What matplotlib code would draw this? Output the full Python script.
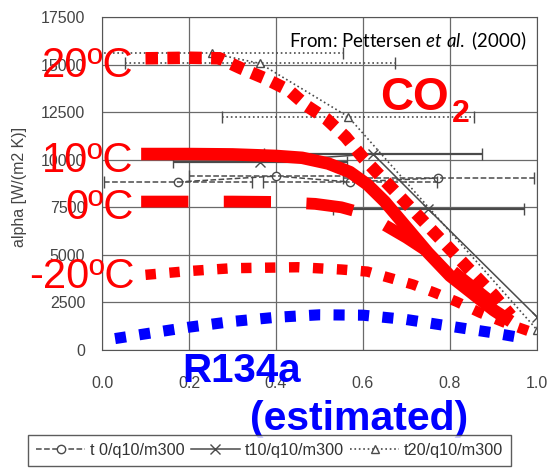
import numpy as np
import matplotlib.pyplot as plt

plt.rcParams['font.family'] = ['Liberation Sans', 'DejaVu Sans']
plt.rcParams['mathtext.fontset'] = 'custom'
plt.rcParams['mathtext.rm'] = 'Lato'
plt.rcParams['mathtext.it'] = 'Lato:italic'

# scanned measurements (Pettersen et al. 2000)
t0_x = [0.175, 0.40, 0.57, 0.773]
t0_y = [8830, 9140, 8830, 9040]
t0_err = [0.17, 0.2, 0.2, 0.22]
t10_x = [0.363, 0.623, 0.75, 1.0]
t10_y = [9900, 10300, 7400, 1740]
t10_err = [0.2, 0.25, 0.22]
t20_x = [0.253, 0.363, 0.566, 1.0]
t20_y = [15590, 15060, 12260, 1060]
t20_err = [0.3, 0.31, 0.29]

# hand drawn overlays
c20_x = [0.1, 0.2, 0.27, 0.32, 0.375, 0.43, 0.47, 0.515, 0.56, 0.6, 0.65, 0.7, 0.75, 0.8, 0.85, 0.9, 0.94]
c20_y = [15330, 15360, 15330, 14800, 14270, 13640, 12840, 12160, 11200, 10100, 8900, 7700, 6500, 5300, 4100, 2900, 1800]
c10_x = [0.09, 0.2, 0.3, 0.4, 0.46, 0.52, 0.57, 0.61, 0.65, 0.7, 0.75, 0.8, 0.85, 0.9, 0.94]
c10_y = [10300, 10300, 10280, 10200, 10100, 9800, 9350, 8700, 7800, 6450, 5100, 3900, 3000, 2100, 1500]
c0_x = [0.09, 0.2, 0.3, 0.4, 0.49, 0.55, 0.59, 0.64, 0.7, 0.76, 0.82, 0.88, 0.94]
c0_y = [7800, 7800, 7800, 7780, 7680, 7500, 7250, 6700, 5900, 5000, 3900, 2800, 1700]
cm20_x = [0.1, 0.2, 0.3, 0.45, 0.55, 0.61, 0.66, 0.715, 0.765, 0.815, 0.87, 0.93, 0.98]
cm20_y = [3950, 4150, 4300, 4350, 4230, 4120, 3800, 3440, 3010, 2540, 1950, 1400, 1000]
r134_x = [0.03, 0.1, 0.2, 0.3, 0.4, 0.5, 0.6, 0.7, 0.8, 0.9, 0.97]
r134_y = [600, 850, 1200, 1500, 1720, 1850, 1830, 1600, 1250, 900, 620]

x_ticks = [0.0, 0.2, 0.4, 0.6, 0.8, 1.0]
y_ticks = [0, 2500, 5000, 7500, 10000, 12500, 15000, 17500]

W, H = 553, 470
fig = plt.figure(figsize=(W / 100, H / 100), dpi=100)
ax = fig.add_axes([102 / W, 1 - 350 / H, 435 / W, 333 / H])

def px(x, y):
    return x / W, 1 - y / H

gray = '#4a4a4a'
ax.set_xlim(0, 1)
ax.set_ylim(0, 17500)
ax.set_xticks(x_ticks)
ax.set_xticklabels(['%.1f' % v for v in x_ticks])
ax.set_yticks(y_ticks)
ax.set_yticklabels([str(v) for v in y_ticks])
ax.tick_params(length=0, labelsize=11.5, labelcolor='#444444')
ax.tick_params(axis='x', pad=19)
ax.tick_params(axis='y', pad=12)
ax.grid(True, color='#6a6a6a', lw=0.9)
for s in ax.spines.values():
    s.set_color('#555555')
ax.set_ylabel('alpha [W/(m2 K)]', fontsize=11.5, color='#444444')
ax.yaxis.set_label_coords(-0.172, 0.49)

# scanned series
l0, = ax.plot(t0_x, t0_y, color=gray, ls='--', lw=1.1, marker='o', ms=6, mfc='white', mec=gray,
              label='t 0/q10/m300')
e = ax.errorbar(t0_x, t0_y, xerr=t0_err, fmt='none', ecolor=gray, elinewidth=1.1, capsize=4)
e[2][0].set_linestyle('--')
l10, = ax.plot(t10_x, t10_y, color=gray, ls='-', lw=1.1, marker='x', ms=7, mec=gray,
               label='t10/q10/m300')
ax.errorbar(t10_x[:-1], t10_y[:-1], xerr=t10_err, fmt='none', ecolor=gray, elinewidth=1.6, capsize=4)
l20, = ax.plot(t20_x, t20_y, color=gray, ls=':', lw=1.2, marker='^', ms=6, mfc='white', mec=gray,
               label='t20/q10/m300')
e = ax.errorbar(t20_x[:-1], t20_y[:-1], xerr=t20_err, fmt='none', ecolor=gray, elinewidth=1.2, capsize=4)
e[2][0].set_linestyle(':')

# overlays
red = '#ff0000'
ax.plot(cm20_x, cm20_y, color=red, lw=7.5, dashes=(1, 1.3), dash_capstyle='butt', clip_on=False)
ax.plot(c0_x, c0_y, color=red, lw=8.5, dashes=(4, 3), dash_capstyle='butt', clip_on=False)
ax.plot(c10_x, c10_y, color=red, lw=9, solid_capstyle='butt', clip_on=False)
ax.plot(c20_x, c20_y, color=red, lw=9, dashes=(1, 0.75), dash_capstyle='butt', clip_on=False)
ax.plot(r134_x, r134_y, color='#0000ff', lw=8, dashes=(1, 1.2), dash_capstyle='butt', clip_on=False)

# labels
fs = 30
fig.text(*px(42, 77), '20ºC', color=red, fontsize=fs, va='baseline')
fig.text(*px(42, 172), '10ºC', color=red, fontsize=fs, va='baseline')
fig.text(*px(65, 219), '0ºC', color=red, fontsize=fs, va='baseline')
fig.text(*px(29, 288), '-20ºC', color=red, fontsize=fs, va='baseline')
fig.text(*px(380, 110), 'CO', color=red, fontsize=33, fontweight='bold', va='baseline')
fig.text(*px(452, 122), '2', color=red, fontsize=23, fontweight='bold', va='baseline')
fig.text(*px(182, 382), 'R134a', color='#0000ff', fontsize=29, fontweight='bold', va='baseline')
fig.text(*px(250, 430), '(estimated)', color='#0000ff', fontsize=29.5, fontweight='bold', va='baseline')
fig.text(*px(289, 47), r'From: Pettersen $\mathit{et\ al.}$ (2000)', fontsize=13.4, color='black',
         va='baseline', family='Lato')

leg = fig.legend(handles=[l0, l10, l20], loc='upper left', bbox_to_anchor=px(28, 435), ncol=3,
                 fontsize=11.7, frameon=True, fancybox=False, handlelength=3, handletextpad=0.3,
                 columnspacing=0.4, borderpad=0.5, borderaxespad=0)
leg.get_frame().set_edgecolor('#333333')
leg.get_frame().set_linewidth(1)
for t in leg.get_texts():
    t.set_color('#333333')

fig.savefig('out.png', dpi=100)
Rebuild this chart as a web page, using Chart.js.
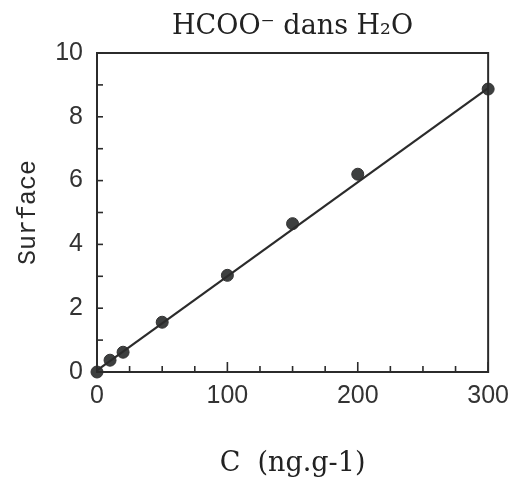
<!DOCTYPE html>
<html>
<head>
<meta charset="utf-8">
<script src="https://cdn.jsdelivr.net/npm/chart.js@4"></script>
<style>
  html, body { margin: 0; padding: 0; background: #fff; }
  #wrap { width: 518px; height: 477px; position: relative; }
</style>
</head>
<body>
<div id="wrap"><canvas id="surfaceChart"></canvas></div>
<script>
// calibration points
const concentrations = [0, 10, 20, 50, 100, 150, 200, 300];
const surfaces = [0, 0.37, 0.62, 1.56, 3.03, 4.65, 6.2, 8.87];

// regression line end points
const fitX = [0, 300];
const fitY = [0.05, 8.9];

const xTickLabels = [0, 100, 200, 300];
const yTickLabels = [0, 2, 4, 6, 8, 10];

const ink = '#2b2b2b';

// frame + inward tick marks
const frameTicks = {
    id: 'frameTicks',
    afterDraw(chart) {
        const { ctx, chartArea: a, scales } = chart;
        ctx.save();
        ctx.strokeStyle = ink;
        ctx.lineWidth = 2;
        ctx.strokeRect(a.left, a.top, a.right - a.left, a.bottom - a.top);
        ctx.lineWidth = 1.6;
        scales.x.ticks.forEach((t) => {
            const px = scales.x.getPixelForValue(t.value);
            const len = xTickLabels.includes(t.value) ? 10 : 6;
            ctx.beginPath();
            ctx.moveTo(px, a.bottom);
            ctx.lineTo(px, a.bottom - len);
            ctx.stroke();
        });
        scales.y.ticks.forEach((t) => {
            const py = scales.y.getPixelForValue(t.value);
            ctx.beginPath();
            ctx.moveTo(a.left, py);
            ctx.lineTo(a.left + 6, py);
            ctx.stroke();
        });
        ctx.restore();
    }
};

new Chart(document.getElementById('surfaceChart'), {
    type: 'scatter',
    data: {
        datasets: [
            {
                label: 'fit',
                data: fitX.map((x, i) => ({ x: x, y: fitY[i] })),
                showLine: true,
                borderColor: ink,
                borderWidth: 2.2,
                pointRadius: 0,
                fill: false,
                clip: false
            },
            {
                label: 'HCOO-',
                data: concentrations.map((c, i) => ({ x: c, y: surfaces[i] })),
                backgroundColor: '#3d3f3f',
                borderColor: '#333',
                borderWidth: 1,
                pointRadius: 6,
                clip: false
            }
        ]
    },
    options: {
        responsive: true,
        maintainAspectRatio: false,
        animation: false,
        layout: { padding: { left: 0, right: 26, top: 0, bottom: 0 } },
        plugins: {
            legend: { display: false },
            tooltip: { enabled: false },
            title: {
                display: true,
                fullSize: false,
                text: 'HCOO\u207B dans H\u2082O',
                color: '#222',
                font: { family: 'DejaVu Serif', size: 27, weight: 'normal', lineHeight: 1.2 },
                padding: { top: 11, bottom: 9.6 }
            }
        },
        scales: {
            x: {
                type: 'linear',
                min: 0,
                max: 300,
                border: { display: false },
                grid: { display: false, drawTicks: false },
                ticks: {
                    stepSize: 25,
                    autoSkip: false,
                    maxRotation: 0,
                    padding: 9,
                    color: '#333',
                    font: { family: 'Liberation Sans', size: 25 },
                    callback: (v) => (xTickLabels.includes(v) ? String(v) : '')
                },
                title: {
                    display: true,
                    text: 'C  (ng.g-1)',
                    color: '#222',
                    font: { family: 'DejaVu Serif', size: 27, lineHeight: 1 },
                    padding: 0
                },
                afterFit: (scale) => { scale.height = 105; }
            },
            y: {
                type: 'linear',
                min: 0,
                max: 10,
                border: { display: false },
                grid: { display: false, drawTicks: false },
                ticks: {
                    stepSize: 1,
                    autoSkip: false,
                    padding: 14,
                    color: '#333',
                    font: { family: 'Liberation Sans', size: 25 },
                    callback: (v) => (yTickLabels.includes(v) ? String(v) : '')
                },
                title: {
                    display: true,
                    text: 'Surface',
                    color: '#2a2a2a',
                    font: { family: 'Liberation Mono', size: 25, lineHeight: 1 },
                    padding: { top: 16, bottom: 0 }
                },
                afterFit: (scale) => { scale.width = 97; }
            }
        }
    },
    plugins: [frameTicks]
});
</script>
</body>
</html>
☆ ☆ ☆ ☆
Transcribe exactly, please, the lines between the start of the records above and the line holding "import matplotlib.pyplot as plt", counting both of those lines and omitting pictures.

What matplotlib code would draw this? Output the full Python script.
import numpy as np
import matplotlib.pyplot as plt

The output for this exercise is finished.